In her work, Plunkett also openly addresses the mechanics and processes of writing poetry. Her metafictional musings often directly address the poetic form. In “Strand,” a poem about grief for someone referred to as “you,” she opens with “Every poem has a secret addressee. Every secret / a shoreline.” Plunkett lets the reader in on the secret behind her writing process, framing the poem in a new light by comparing the act of writing poetry with the state of longing. Similarly, “Thirteen Uses for a Poem” highlights poetry’s ability to hold memories, develop ideas, and alleviate emotional pain through thirteen numbered stanzas. She writes “Library of lost things, expect / yours.
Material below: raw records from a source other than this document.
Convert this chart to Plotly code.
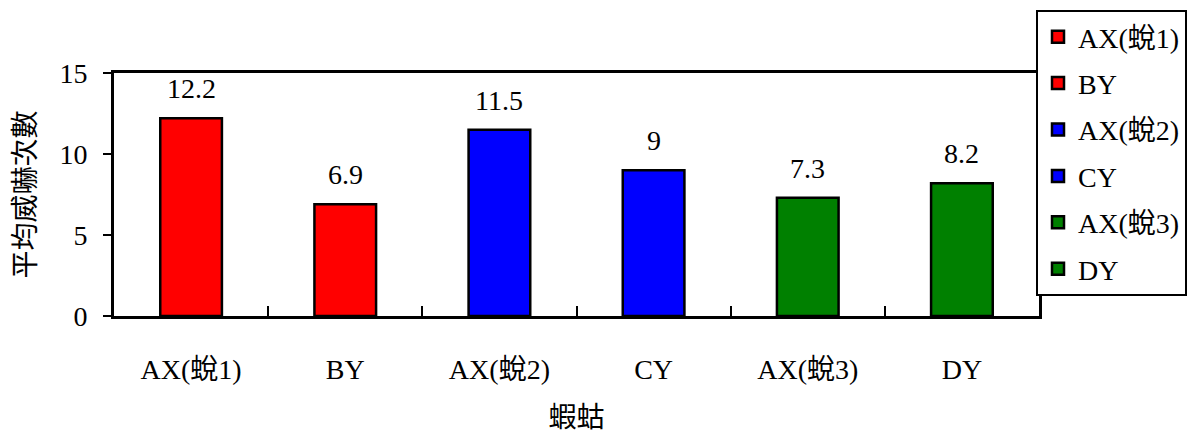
import plotly.graph_objects as go

# Category labels, mean counts and fill colours per bar
categories = ["AX(蛻1)", "BY", "AX(蛻2)", "CY", "AX(蛻3)", "DY"]
values = [12.2, 6.9, 11.5, 9, 7.3, 8.2]
colors = ["#FF0000", "#FF0000", "#0000FF", "#0000FF", "#008000", "#008000"]
y_ticks = [0, 5, 10, 15]

FONT = "'Liberation Serif', 'Noto Sans CJK TC', serif"

fig = go.Figure()
for i, (cat, val, col) in enumerate(zip(categories, values, colors)):
    fig.add_trace(go.Bar(
        x=[cat], y=[val], name=cat, legendgroup=f"g{i}",
        marker=dict(color=col, line=dict(color="black", width=2.5)),
        width=0.4,
    ))
    fig.add_annotation(
        x=cat, y=val, text=f"{val:g}", showarrow=False,
        yanchor="bottom", yshift=12,
        font=dict(family=FONT, size=28, color="black"),
    )

fig.update_layout(
    width=1196, height=437,
    barmode="overlay",
    plot_bgcolor="white", paper_bgcolor="white",
    margin=dict(l=114, r=157, t=73, b=121, autoexpand=False),
    font=dict(family=FONT, size=28, color="black"),
    showlegend=True,
    legend=dict(
        xref="container", yref="container",
        x=1036 / 1196, y=1 - 10 / 437, xanchor="left", yanchor="top",
        bgcolor="white", bordercolor="black", borderwidth=2,
        font=dict(family=FONT, size=28, color="black"),
        tracegroupgap=7, maxheight=320,
    ),
    xaxis=dict(
        categoryorder="array", categoryarray=categories,
        showline=True, linecolor="black", linewidth=3, mirror=True,
        ticks="inside", tickson="boundaries", ticklen=10, tickwidth=2,
        tickcolor="black",
        ticklabelstandoff=26,
        title=dict(text="蝦蛄", standoff=24,
                   font=dict(family=FONT, size=28)),
    ),
    yaxis=dict(
        range=[0, 15], tickvals=y_ticks,
        showline=True, linecolor="black", linewidth=3, mirror=True,
        ticks="outside", ticklen=8, tickwidth=2, tickcolor="black",
        showgrid=False, zeroline=False,
        ticklabelstandoff=10,
        title=dict(text="平均威嚇次數", standoff=16,
                   font=dict(family=FONT, size=28)),
    ),
)

fig.write_html("out.html")
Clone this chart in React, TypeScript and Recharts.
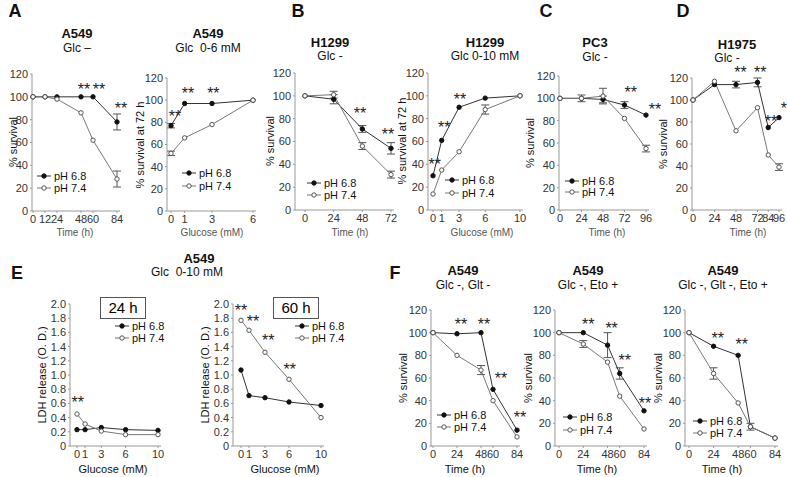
import React from 'react';
import { LineChart, Line, XAxis, YAxis, ErrorBar, ReferenceDot } from 'recharts';

const FONT = '"Liberation Sans", Arial, sans-serif';

const survivalTicks = [0, 20, 40, 60, 80, 100, 120];
const ldhTicks = [0, 0.2, 0.4, 0.6, 0.8, 1.0, 1.2, 1.4, 1.6, 1.8, 2.0];
const legendLabels = ['pH 6.8', 'pH 7.4'];

// A - A549 Glc -
const a1Time = [0, 12, 24, 48, 60, 84];
const a1Ph68 = [100, 100, 100, 100, 100, 78];
const a1Ph74 = [100, 100, 98, 86, 62, 28];
const a1Err68 = [0, 0, 0, 0, 0, 7];
const a1Err74 = [0, 0, 0, 0, 0, 7];
const a1Stars = [[51, 107], [66, 107], [88, 90]];

// A - A549 Glc 0-6 mM
const a2Glc = [0, 1, 3, 6];
const a2Ph68 = [77, 97, 97, 100];
const a2Ph74 = [52, 66, 78, 100];
const a2Err68 = [2, 0, 0, 0];
const a2Err74 = [2, 0, 0, 0];
const a2Stars = [[0.3, 85], [1.25, 106], [3.1, 106]];

// B - H1299 Glc -
const b1Time = [0, 24, 48, 72];
const b1Ph68 = [100, 97, 71, 54];
const b1Ph74 = [100, 101, 56, 31];
const b1Err68 = [0, 4, 3, 5];
const b1Err74 = [0, 3, 3, 3];
const b1Stars = [[46, 85], [69.5, 66]];

// B - H1299 Glc 0-10 mM
const b2Glc = [0, 1, 3, 6, 10];
const b2Ph68 = [30, 61, 90, 98, 100];
const b2Ph74 = [14, 35, 51, 88, 100];
const b2Err68 = [0, 0, 0, 0, 0];
const b2Err74 = [0, 0, 0, 4, 0];
const b2Stars = [[0.2, 40], [1.3, 72], [3.1, 97]];

// C - PC3 Glc -
const cTime = [0, 24, 48, 72, 96];
const cTicks = [0, 24, 48, 72, 96];
const cPh68 = [100, 100, 99, 94, 85];
const cPh74 = [100, 100, 102, 82, 55];
const cErr68 = [0, 0, 3, 3, 0];
const cErr74 = [0, 3, 7, 0, 3];
const cStars = [[79, 105], [106, 90]];

// D - H1975 Glc -
const dTime = [0, 24, 48, 72, 84, 96];
const dPh68 = [100, 114, 114, 116, 75, 84];
const dPh74 = [100, 117, 72, 93, 50, 39];
const dErr68 = [0, 0, 3, 4, 0, 0];
const dErr74 = [0, 0, 0, 0, 0, 3];
const dStars = [[53, 125], [75, 125], [87, 81], [105, 92]];

// E - LDH release
const eGlc = [0, 1, 3, 6, 10];
const e24Ph68 = [0.23, 0.23, 0.26, 0.23, 0.22];
const e24Ph74 = [0.45, 0.31, 0.21, 0.16, 0.16];
const e24Stars = [[0.1, 0.61]];
const e60Ph68 = [1.07, 0.71, 0.68, 0.62, 0.57];
const e60Ph74 = [1.77, 1.63, 1.32, 0.94, 0.4];
const e60Stars = [[0, 1.91], [1.5, 1.75], [3.4, 1.49], [6.1, 1.08]];
const eNoErr = [0, 0, 0, 0, 0];

// F - A549 combined deprivation
const fTime = [0, 24, 48, 60, 84];
const f1Ph68 = [100, 99, 100, 50, 14];
const f1Ph74 = [100, 80, 67, 40, 8];
const f1Err68 = [0, 0, 0, 0, 0];
const f1Err74 = [0, 0, 4, 0, 0];
const f1Stars = [[28, 107], [51, 107], [68, 60], [87, 25]];
const f2Ph68 = [100, 100, 89, 64, 31];
const f2Ph74 = [100, 90, 74, 44, 15];
const f2Err68 = [0, 0, 11, 5, 0];
const f2Err74 = [0, 3, 0, 0, 0];
const f2Stars = [[29, 107], [52, 104], [65, 76], [85, 38]];
const f3Ph68 = [100, 88, 80, 17, 7];
const f3Ph74 = [100, 64, 38, 17, 7];
const f3Err68 = [0, 0, 0, 0, 0];
const f3Err74 = [0, 5, 0, 3, 0];
const f3Stars = [[28, 95], [51.5, 90]];

type PanelProps = {
  axisX: number;
  x0: number;
  x1: number;
  yTop: number;
  yBottom: number;
  xs: number[];
  xTicks: number[];
  ph68: number[];
  ph74: number[];
  err68: number[];
  err74: number[];
  stars: number[][];
  yTicks: number[];
  fmt?: (v: number) => string;
};

const Panel = ({ axisX, x0, x1, yTop, yBottom, xs, xTicks, ph68, ph74, err68, err74, stars, yTicks, fmt }: PanelProps) => {
  const yw = 32;
  const mt = 14;
  const mr = 14;
  const xh = 24;
  const plotRight = x1 + 3;
  const rows = xs.map((x, i) => ({ x, a: ph68[i], b: ph74[i], ea: err68[i], eb: err74[i] }));
  const tick = { fontSize: 11, fill: '#333', fontFamily: FONT };
  return (
    <div style={{ position: 'absolute', left: axisX - yw, top: yTop - mt }}>
      <LineChart
        width={yw + plotRight - axisX + mr}
        height={yBottom - yTop + mt + xh}
        data={rows}
        margin={{ top: mt, right: mr, left: 0, bottom: 0 }}
        style={{ overflow: 'visible' }}
      >
        <XAxis
          type="number"
          dataKey="x"
          domain={[xTicks[0], xTicks[xTicks.length - 1]]}
          ticks={xTicks}
          interval={0}
          padding={{ left: x0 - axisX, right: plotRight - x1 }}
          height={xh}
          tick={tick}
          tickSize={2}
          tickMargin={2}
          stroke="#999"
        />
        <YAxis
          type="number"
          domain={[yTicks[0], yTicks[yTicks.length - 1]]}
          ticks={yTicks}
          interval={0}
          width={yw}
          tick={tick}
          tickSize={2}
          tickMargin={2}
          tickFormatter={fmt}
          stroke="#999"
        />
        <Line dataKey="a" stroke="#333" strokeWidth={1} isAnimationActive={false}
          dot={{ r: 2.2, fill: '#111', stroke: '#111', strokeWidth: 1 }}>
          <ErrorBar dataKey="ea" width={4} stroke="#555" strokeWidth={1} direction="y" />
        </Line>
        <Line dataKey="b" stroke="#777" strokeWidth={1} isAnimationActive={false}
          dot={{ r: 2.2, fill: '#fff', stroke: '#555', strokeWidth: 1 }}>
          <ErrorBar dataKey="eb" width={4} stroke="#555" strokeWidth={1} direction="y" />
        </Line>
        {stars.map(([sx, sy], i) => (
          <ReferenceDot key={i} x={sx} y={sy} r={1} fill="none" stroke="none" ifOverflow="visible"
            label={{ value: '**', position: 'center', fontSize: 16, fill: '#222', fontFamily: FONT }} />
        ))}
      </LineChart>
    </div>
  );
};

const Txt = ({ x, y, size = 11, bold = false, rotate = false, color = '#111', children }: any) => (
  <div
    style={{
      position: 'absolute', left: x, top: y, fontSize: size, fontWeight: bold ? 700 : 400,
      whiteSpace: 'pre', lineHeight: 1, color,
      transform: rotate ? 'translate(-50%,-50%) rotate(-90deg)' : 'translate(-50%,-50%)',
    }}
  >
    {children}
  </div>
);

const Key = ({ x, y, open }: { x: number; y: number; open: boolean }) => (
  <div style={{ position: 'absolute', left: x, top: y - 6, display: 'flex', alignItems: 'center', fontSize: 11, lineHeight: '12px', color: '#111' }}>
    <svg width={14} height={8}>
      <line x1={0} y1={4} x2={14} y2={4} stroke={open ? '#777' : '#333'} strokeWidth={1} />
      <circle cx={7} cy={4} r={2.2} fill={open ? '#fff' : '#111'} stroke={open ? '#555' : '#111'} />
    </svg>
    <span style={{ marginLeft: 3 }}>{open ? legendLabels[1] : legendLabels[0]}</span>
  </div>
);

const Legend2 = ({ x, y1, y2 }: { x: number; y1: number; y2: number }) => (
  <>
    <Key x={x} y={y1} open={false} />
    <Key x={x} y={y2} open={true} />
  </>
);

const fmtLdh = (v: number) => (v === 0 ? '0' : v.toFixed(1));

export default function App() {
  return (
    <div style={{ position: 'absolute', left: 0, top: 0, width: 787, height: 477, background: '#fff', fontFamily: FONT, overflow: 'hidden' }}>
      {/* panel letters */}
      <Txt x={15} y={11} size={18} bold>A</Txt>
      <Txt x={298} y={11} size={18} bold>B</Txt>
      <Txt x={546} y={11} size={18} bold>C</Txt>
      <Txt x={683} y={11} size={18} bold>D</Txt>
      <Txt x={17} y={273} size={18} bold>E</Txt>
      <Txt x={395} y={273} size={18} bold>F</Txt>

      {/* titles */}
      <Txt x={77} y={33} size={13} bold>A549</Txt>
      <Txt x={77} y={48} size={12}>Glc –</Txt>
      <Txt x={208} y={33} size={13} bold>A549</Txt>
      <Txt x={208} y={48} size={12}>Glc  0-6 mM</Txt>
      <Txt x={330} y={42} size={13} bold>H1299</Txt>
      <Txt x={330} y={56} size={12}>Glc -</Txt>
      <Txt x={485} y={42} size={13} bold>H1299</Txt>
      <Txt x={485} y={56} size={12}>Glc 0-10 mM</Txt>
      <Txt x={595} y={42} size={13} bold>PC3</Txt>
      <Txt x={595} y={57} size={12}>Glc -</Txt>
      <Txt x={737} y={44} size={13} bold>H1975</Txt>
      <Txt x={727} y={58} size={12}>Glc -</Txt>
      <Txt x={199} y={258} size={13} bold>A549</Txt>
      <Txt x={187} y={272} size={12}>Glc  0-10 mM</Txt>
      <Txt x={463} y={270} size={13} bold>A549</Txt>
      <Txt x={463} y={285} size={12}>Glc -, Glt -</Txt>
      <Txt x={588} y={270} size={13} bold>A549</Txt>
      <Txt x={588} y={285} size={12}>Glc -, Eto +</Txt>
      <Txt x={723} y={270} size={13} bold>A549</Txt>
      <Txt x={723} y={285} size={12}>Glc -, Glt -, Eto +</Txt>

      {/* top row */}
      <Panel axisX={32} x0={33} x1={117} yTop={74} yBottom={211} xs={a1Time} xTicks={a1Time}
        ph68={a1Ph68} ph74={a1Ph74} err68={a1Err68} err74={a1Err74} stars={a1Stars} yTicks={survivalTicks} />
      <Panel axisX={167} x0={171} x1={253} yTop={78} yBottom={211} xs={a2Glc} xTicks={a2Glc}
        ph68={a2Ph68} ph74={a2Ph74} err68={a2Err68} err74={a2Err74} stars={a2Stars} yTicks={survivalTicks} />
      <Panel axisX={295} x0={305} x1={391} yTop={73} yBottom={210} xs={b1Time} xTicks={b1Time}
        ph68={b1Ph68} ph74={b1Ph74} err68={b1Err68} err74={b1Err74} stars={b1Stars} yTicks={survivalTicks} />
      <Panel axisX={428} x0={433} x1={520} yTop={73} yBottom={210} xs={b2Glc} xTicks={b2Glc}
        ph68={b2Ph68} ph74={b2Ph74} err68={b2Err68} err74={b2Err74} stars={b2Stars} yTicks={survivalTicks} />
      <Panel axisX={559} x0={560} x1={646} yTop={76} yBottom={210} xs={cTime} xTicks={cTicks}
        ph68={cPh68} ph74={cPh74} err68={cErr68} err74={cErr74} stars={cStars} yTicks={survivalTicks} />
      <Panel axisX={692} x0={693} x1={779} yTop={78} yBottom={210} xs={dTime} xTicks={dTime}
        ph68={dPh68} ph74={dPh74} err68={dErr68} err74={dErr74} stars={dStars} yTicks={survivalTicks} />

      {/* bottom row */}
      <Panel axisX={70} x0={77} x1={158} yTop={304} yBottom={446} xs={eGlc} xTicks={eGlc}
        ph68={e24Ph68} ph74={e24Ph74} err68={eNoErr} err74={eNoErr} stars={e24Stars} yTicks={ldhTicks} fmt={fmtLdh} />
      <Panel axisX={233} x0={241} x1={321} yTop={304} yBottom={446} xs={eGlc} xTicks={eGlc}
        ph68={e60Ph68} ph74={e60Ph74} err68={eNoErr} err74={eNoErr} stars={e60Stars} yTicks={ldhTicks} fmt={fmtLdh} />
      <Panel axisX={431} x0={433} x1={517} yTop={310} yBottom={446} xs={fTime} xTicks={fTime}
        ph68={f1Ph68} ph74={f1Ph74} err68={f1Err68} err74={f1Err74} stars={f1Stars} yTicks={survivalTicks} />
      <Panel axisX={555} x0={559} x1={644} yTop={310} yBottom={446} xs={fTime} xTicks={fTime}
        ph68={f2Ph68} ph74={f2Ph74} err68={f2Err68} err74={f2Err74} stars={f2Stars} yTicks={survivalTicks} />
      <Panel axisX={685} x0={689} x1={775} yTop={310} yBottom={446} xs={fTime} xTicks={fTime}
        ph68={f3Ph68} ph74={f3Ph74} err68={f3Err68} err74={f3Err74} stars={f3Stars} yTicks={survivalTicks} />

      {/* E boxes */}
      <div style={{ position: 'absolute', left: 100, top: 297, width: 44, height: 20, border: '1px solid #555', fontSize: 15, lineHeight: '20px', textAlign: 'center' }}>24 h</div>
      <div style={{ position: 'absolute', left: 273, top: 297, width: 44, height: 20, border: '1px solid #555', fontSize: 15, lineHeight: '20px', textAlign: 'center' }}>60 h</div>

      {/* axis titles */}
      <Txt x={13} y={142} size={11} rotate>% survival</Txt>
      <Txt x={140} y={145} size={11} rotate>% survival at 72 h</Txt>
      <Txt x={270} y={141} size={11} rotate>% survival</Txt>
      <Txt x={402} y={141} size={11} rotate>% survival at 72 h</Txt>
      <Txt x={530} y={143} size={11} rotate>% survival</Txt>
      <Txt x={663} y={144} size={11} rotate>% survival</Txt>
      <Txt x={42} y={375} size={11} rotate>LDH release (O. D.)</Txt>
      <Txt x={205} y={375} size={11} rotate>LDH release (O. D.)</Txt>
      <Txt x={403} y={378} size={11} rotate>% survival</Txt>
      <Txt x={528} y={378} size={11} rotate>% survival</Txt>
      <Txt x={658} y={378} size={11} rotate>% survival</Txt>

      <Txt x={75} y={233} size={10} color="#555">Time (h)</Txt>
      <Txt x={212} y={233} size={10} color="#555">Glucose (mM)</Txt>
      <Txt x={350} y={233} size={10} color="#555">Time (h)</Txt>
      <Txt x={482} y={233} size={10} color="#555">Glucose (mM)</Txt>
      <Txt x={607} y={233} size={10} color="#555">Time (h)</Txt>
      <Txt x={748} y={233} size={10} color="#555">Time (h)</Txt>
      <Txt x={113} y={469} size={11}>Glucose (mM)</Txt>
      <Txt x={285} y={469} size={11}>Glucose (mM)</Txt>
      <Txt x={465} y={469} size={11}>Time (h)</Txt>
      <Txt x={597} y={469} size={11}>Time (h)</Txt>
      <Txt x={722} y={469} size={11}>Time (h)</Txt>

      {/* legends */}
      <Legend2 x={37} y1={176} y2={188} />
      <Legend2 x={182} y1={173} y2={186} />
      <Legend2 x={307} y1={183} y2={195} />
      <Legend2 x={445} y1={180} y2={193} />
      <Legend2 x={565} y1={181} y2={192} />
      <Legend2 x={115} y1={326} y2={338} />
      <Legend2 x={295} y1={326} y2={338} />
      <Legend2 x={437} y1={415} y2={427} />
      <Legend2 x={563} y1={417} y2={430} />
      <Legend2 x={693} y1={421} y2={433} />
    </div>
  );
}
Instead / forgotten jetsam: / scraps of unlabeled / prayers whispering silence,” speaking to the ability of poems to unburden by storing a secret or emotion one wants to forget. Plunkett also uses the language of poetry and grammar to portray emotional experiences; in “Glass Letters,” she works through the ordeal of letting go of past relationships by declaring “How diligently we fish / for a noun to release / our correspondence into grace,” then, later, “is it enough to bottle words, enough / to write and then let go? To lob them / from my craft, discard / the unspeakable?” Here, Plunkett uses poetic diction and direct references to her own work to examine the unstable process of slowly losing contact with someone.

Sharp and insightful, A Kinder Sea moves between styles and themes to reflect on varying forms of intimacy. Across the collection, Plunkett demonstrates her range as she carefully crafts vastly different moments and evokes poignant emotions. Plunkett’s interest in investigating relationships through stages of hopeful beginnings, tense breakdowns, and painful absences is paired impeccably with her dynamic style and acute wordplay.